From Attila Lindner and Péter Harasztosi:
This paper analyzes the effects of a large (~60%) and persistent increase in the minimum wage instituted in Hungary in 2001. We propose a new approach to estimating the employment effects of a minimum wage increase that exploits information on the distribution of wages before and after the policy change. We infer the number of jobs destroyed by comparing the number of pre-reform jobs below the new minimum wage to the excess number of jobs paying at (and above) the new minimum wage. Our estimates imply that the higher minimum wage had at most a small negative effect on employment, and so the main effect was pushing up wages. We then use data on a large panel of firms to evaluate the economic incidence of the minimum wage increase. Contrary to theoretical models that attribute the small employment effects of minimum wage changes to monopsonistic wage setting, we find no evidence that the rise in the minimum wage led to lower profitability among low-wage employers. Instead, we find that the costs of the minimum wage were largely passed through to consumers.
From Rafael Dix-Carneiro and Brian Kovak:
We empirically study the dynamics of labor market adjustment following the Brazilian trade reform of the 1990s. We use variation in industry-specific tariff cuts interacted with initial regional industry mix to measure trade-induced local labor demand shocks, and then examine regional and individual labor market responses to those one-time shocks over two decades. Contrary to conventional wisdom, we do not find that the impact of local shocks is dissipated over time through wage-equalizing migration. Instead, we find steadily growing effects of local shocks on regional formal sector wages and employment for 20 years. This finding can be rationalized in a simple equilibrium model with two complementary factors of production, labor and industry-specific factors such as capital, that adjust slowly and imperfectly to shocks. Next, we document rich margins of adjustment induced by the trade reform at the regional and individual level. Workers initially employed in harder hit regions face continuously deteriorating formal labor market outcomes relative to workers employed in less affected regions, and this gap persists even 20 years after the beginning of trade liberalization. Negative local trade shocks induce workers to shift out of the formal tradable sector and into the formal nontradable sector. Non-employment strongly increases in harder-hit regions in the medium run, but in the longer run, non-employed workers eventually find re-employment in the informal sector. Working age population does not react to these local shocks, but formal sector net migration does, consistent with the relative decline of the formal sector and growth of the informal sector in adversely affected regions.

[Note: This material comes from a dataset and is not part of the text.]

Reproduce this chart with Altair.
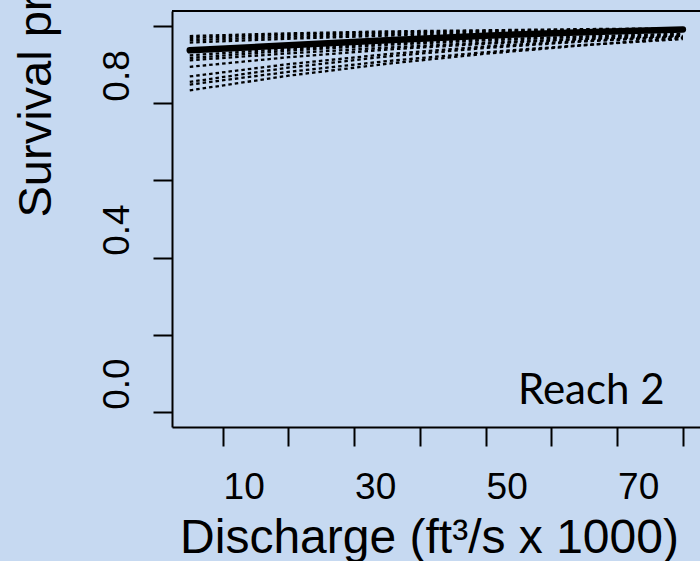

From Pietro Ortoleva and Erik Snowberg:
This paper studies, theoretically and empirically, the role of overconfidence in political behavior. Our model of overconfidence in beliefs predicts that overconfidence leads to ideological extremeness, increased voter turnout, and increased strength of partisan identification. Moreover, the model makes many nuanced predictions about the patterns of ideology in society, and over a person’s lifetime. These predictions are tested using unique data that measure the overconfidence, and standard political character- istics, of a nationwide sample of over 3,000 adults. Our numerous predictions find strong support in these data. In particular, we document that overconfidence is a substantively and statistically important predictor of ideological extremeness and voter turnout.